(Stated task)
Could you transcribe every record below exactly as written, leaving out any pictures?

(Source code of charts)
================

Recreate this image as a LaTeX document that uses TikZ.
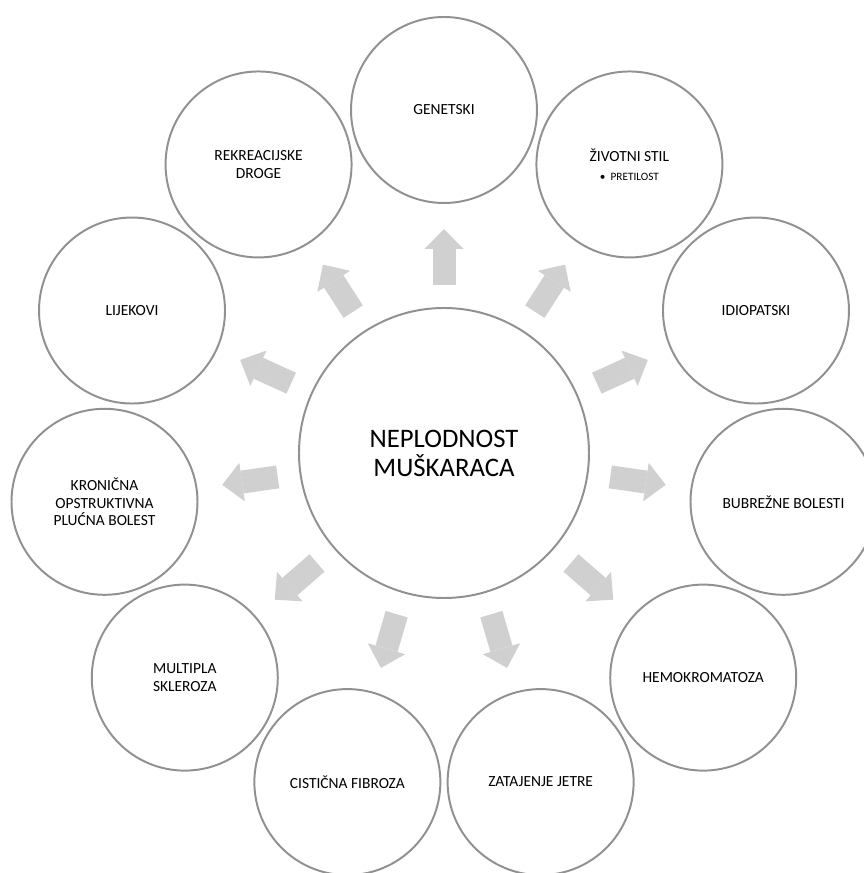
\documentclass[tikz,border=0pt]{standalone}
\usepackage{fontspec}
\setmainfont{Carlito}
\usetikzlibrary{arrows.meta,calc}
\definecolor{RingClr}{RGB}{145,145,145}
\definecolor{SpokeClr}{RGB}{208,208,208}

\begin{document}
\begin{tikzpicture}[
  core/.style={circle,draw=RingClr,line width=1.4pt,fill=white,minimum size=7.25cm,
    align=center,font=\fontsize{19}{20.6}\selectfont},
  cause/.style={circle,draw=RingClr,line width=1.4pt,fill=white,minimum size=4.65cm,
    align=center,font=\fontsize{11}{12.4}\selectfont},
  spoke/.style={draw=SpokeClr,line width=0.575cm,
    -{Triangle[length=0.5cm,width=0.975cm,line width=0pt]}}]
\clip (-11.1,-10.5) rectangle (10.5,11.325);

\node[core] (N) at (0,0) {NEPLODNOST\\MUŠKARACA};

% causes, clockwise from the top
\node[cause] (Gen) at (90:8.575) {GENETSKI};
\node[cause] (Ziv) at (90-360/11:8.575) {ŽIVOTNI STIL\\[1pt]{\fontsize{8}{9}\selectfont\textbullet\ \ PRETILOST}};
\node[cause] (Idi) at (90-2*360/11:8.575) {IDIOPATSKI};
\node[cause] (Bub) at (90-3*360/11:8.575) {BUBREŽNE BOLESTI};
\node[cause] (Hem) at (90-4*360/11:8.575) {HEMOKROMATOZA};
\node[cause] (Jet) at (90-5*360/11:8.575) {ZATAJENJE JETRE};
\node[cause] (Cis) at (90-6*360/11:8.575) {CISTIČNA FIBROZA};
\node[cause] (Mul) at (90-7*360/11:8.575) {MULTIPLA\\SKLEROZA};
\node[cause] (Kop) at (90-8*360/11:8.575) {KRONIČNA\\OPSTRUKTIVNA\\PLUĆNA BOLEST};
\node[cause] (Lij) at (90-9*360/11:8.575) {LIJEKOVI};
\node[cause] (Rek) at (90-10*360/11:8.575) {REKREACIJSKE\\DROGE};

% block arrows
\draw[spoke] ($(N)!4.2cm!(Gen)$) -- ($(N)!5.6cm!(Gen)$);
\draw[spoke] ($(N)!4.2cm!(Ziv)$) -- ($(N)!5.6cm!(Ziv)$);
\draw[spoke] ($(N)!4.2cm!(Idi)$) -- ($(N)!5.6cm!(Idi)$);
\draw[spoke] ($(N)!4.2cm!(Bub)$) -- ($(N)!5.6cm!(Bub)$);
\draw[spoke] ($(N)!4.2cm!(Hem)$) -- ($(N)!5.6cm!(Hem)$);
\draw[spoke] ($(N)!4.2cm!(Jet)$) -- ($(N)!5.6cm!(Jet)$);
\draw[spoke] ($(N)!4.2cm!(Cis)$) -- ($(N)!5.6cm!(Cis)$);
\draw[spoke] ($(N)!4.2cm!(Mul)$) -- ($(N)!5.6cm!(Mul)$);
\draw[spoke] ($(N)!4.2cm!(Kop)$) -- ($(N)!5.6cm!(Kop)$);
\draw[spoke] ($(N)!4.2cm!(Lij)$) -- ($(N)!5.6cm!(Lij)$);
\draw[spoke] ($(N)!4.2cm!(Rek)$) -- ($(N)!5.6cm!(Rek)$);

\end{tikzpicture}
\end{document}
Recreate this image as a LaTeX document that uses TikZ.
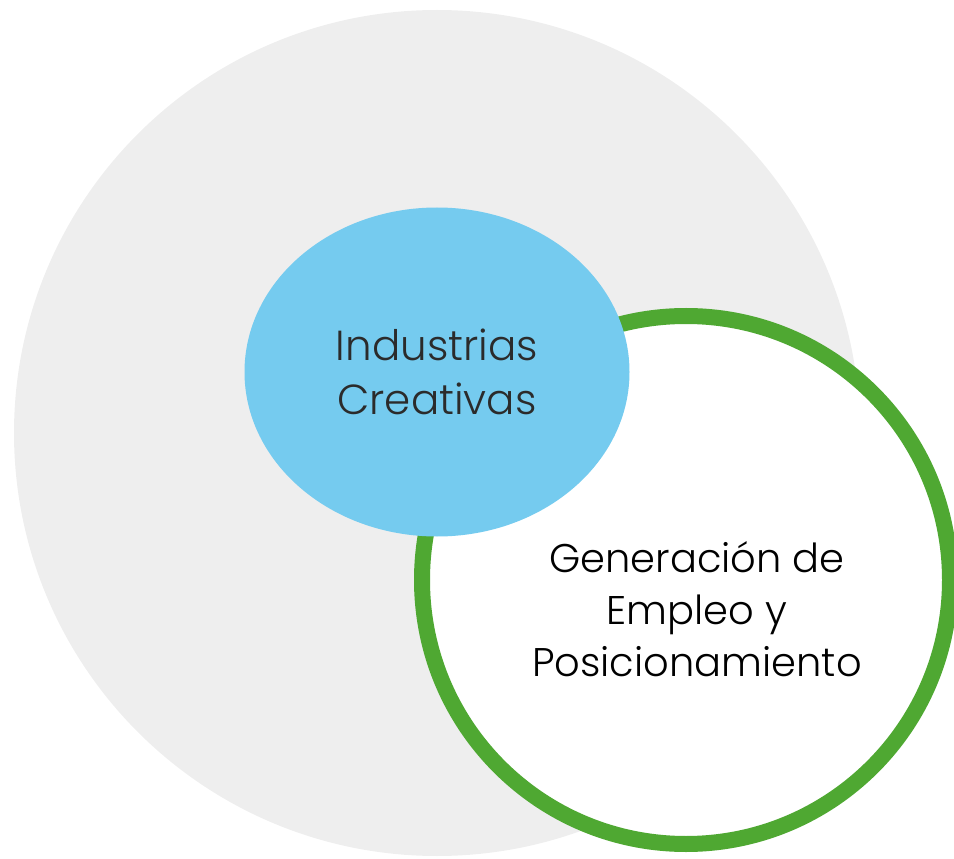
\documentclass[tikz,border=0pt]{standalone}
\usepackage{fontspec}
\setmainfont{Poppins Light}
\usetikzlibrary{shapes.geometric}
\definecolor{grisfondo}{HTML}{EEEEEE}
\definecolor{azulic}{HTML}{75CBEF}
\definecolor{verdege}{HTML}{4FA832}
\definecolor{textoic}{HTML}{2B2B2B}
\begin{document}
\begin{tikzpicture}[x = .75pt, y = -.75pt]
		\useasboundingbox (0,0) rectangle (954,859);
		\clip (0,0) rectangle (954,859);
		\node (Fondo) at (437,433) [circle, fill = grisfondo, inner sep = 0, minimum size = 634.5pt] {};

		\node (GE) at (686,580) [circle, draw = verdege, line width = 12pt, fill = white, inner sep = 0, minimum size = 396pt] {};
		\node (GEtexto) at (697,609) [align = center, font = \fontsize{30}{39}\selectfont, text = black] {Generación de\\Empleo y\\Posicionamiento};

		\node (IC) at (437,372) [ellipse, fill = azulic, inner sep = 0, minimum width = 288.75pt, minimum height = 246.75pt, align = center, font = \fontsize{31.5}{40.5}\selectfont, text = textoic] {Industrias\\Creativas};
		\end{tikzpicture}
\end{document}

================

(Task answer)
Recreate this image as a LaTeX document that uses TikZ.
\documentclass[tikz,border=0pt]{standalone}
\usepackage{fontspec}
\setmainfont{Carlito}
\usetikzlibrary{arrows.meta,calc}
\definecolor{RingClr}{RGB}{145,145,145}
\definecolor{SpokeClr}{RGB}{208,208,208}

\begin{document}
\begin{tikzpicture}[
  core/.style={circle,draw=RingClr,line width=1.4pt,fill=white,minimum size=7.25cm,
    align=center,font=\fontsize{19}{20.6}\selectfont},
  cause/.style={circle,draw=RingClr,line width=1.4pt,fill=white,minimum size=4.65cm,
    align=center,font=\fontsize{11}{12.4}\selectfont},
  spoke/.style={draw=SpokeClr,line width=0.575cm,
    -{Triangle[length=0.5cm,width=0.975cm,line width=0pt]}}]
\clip (-11.1,-10.5) rectangle (10.5,11.325);

\node[core] (N) at (0,0) {NEPLODNOST\\MUŠKARACA};

% causes, clockwise from the top
\node[cause] (Gen) at (90:8.575) {GENETSKI};
\node[cause] (Ziv) at (90-360/11:8.575) {ŽIVOTNI STIL\\[1pt]{\fontsize{8}{9}\selectfont\textbullet\ \ PRETILOST}};
\node[cause] (Idi) at (90-2*360/11:8.575) {IDIOPATSKI};
\node[cause] (Bub) at (90-3*360/11:8.575) {BUBREŽNE BOLESTI};
\node[cause] (Hem) at (90-4*360/11:8.575) {HEMOKROMATOZA};
\node[cause] (Jet) at (90-5*360/11:8.575) {ZATAJENJE JETRE};
\node[cause] (Cis) at (90-6*360/11:8.575) {CISTIČNA FIBROZA};
\node[cause] (Mul) at (90-7*360/11:8.575) {MULTIPLA\\SKLEROZA};
\node[cause] (Kop) at (90-8*360/11:8.575) {KRONIČNA\\OPSTRUKTIVNA\\PLUĆNA BOLEST};
\node[cause] (Lij) at (90-9*360/11:8.575) {LIJEKOVI};
\node[cause] (Rek) at (90-10*360/11:8.575) {REKREACIJSKE\\DROGE};

% block arrows
\draw[spoke] ($(N)!4.2cm!(Gen)$) -- ($(N)!5.6cm!(Gen)$);
\draw[spoke] ($(N)!4.2cm!(Ziv)$) -- ($(N)!5.6cm!(Ziv)$);
\draw[spoke] ($(N)!4.2cm!(Idi)$) -- ($(N)!5.6cm!(Idi)$);
\draw[spoke] ($(N)!4.2cm!(Bub)$) -- ($(N)!5.6cm!(Bub)$);
\draw[spoke] ($(N)!4.2cm!(Hem)$) -- ($(N)!5.6cm!(Hem)$);
\draw[spoke] ($(N)!4.2cm!(Jet)$) -- ($(N)!5.6cm!(Jet)$);
\draw[spoke] ($(N)!4.2cm!(Cis)$) -- ($(N)!5.6cm!(Cis)$);
\draw[spoke] ($(N)!4.2cm!(Mul)$) -- ($(N)!5.6cm!(Mul)$);
\draw[spoke] ($(N)!4.2cm!(Kop)$) -- ($(N)!5.6cm!(Kop)$);
\draw[spoke] ($(N)!4.2cm!(Lij)$) -- ($(N)!5.6cm!(Lij)$);
\draw[spoke] ($(N)!4.2cm!(Rek)$) -- ($(N)!5.6cm!(Rek)$);

\end{tikzpicture}
\end{document}
Recreate this image as a LaTeX document that uses TikZ.
\documentclass[tikz,border=0pt]{standalone}
\usepackage{fontspec}
\setmainfont{Poppins Light}
\usetikzlibrary{shapes.geometric}
\definecolor{grisfondo}{HTML}{EEEEEE}
\definecolor{azulic}{HTML}{75CBEF}
\definecolor{verdege}{HTML}{4FA832}
\definecolor{textoic}{HTML}{2B2B2B}
\begin{document}
\begin{tikzpicture}[x = .75pt, y = -.75pt]
		\useasboundingbox (0,0) rectangle (954,859);
		\clip (0,0) rectangle (954,859);
		\node (Fondo) at (437,433) [circle, fill = grisfondo, inner sep = 0, minimum size = 634.5pt] {};

		\node (GE) at (686,580) [circle, draw = verdege, line width = 12pt, fill = white, inner sep = 0, minimum size = 396pt] {};
		\node (GEtexto) at (697,609) [align = center, font = \fontsize{30}{39}\selectfont, text = black] {Generación de\\Empleo y\\Posicionamiento};

		\node (IC) at (437,372) [ellipse, fill = azulic, inner sep = 0, minimum width = 288.75pt, minimum height = 246.75pt, align = center, font = \fontsize{31.5}{40.5}\selectfont, text = textoic] {Industrias\\Creativas};
		\end{tikzpicture}
\end{document}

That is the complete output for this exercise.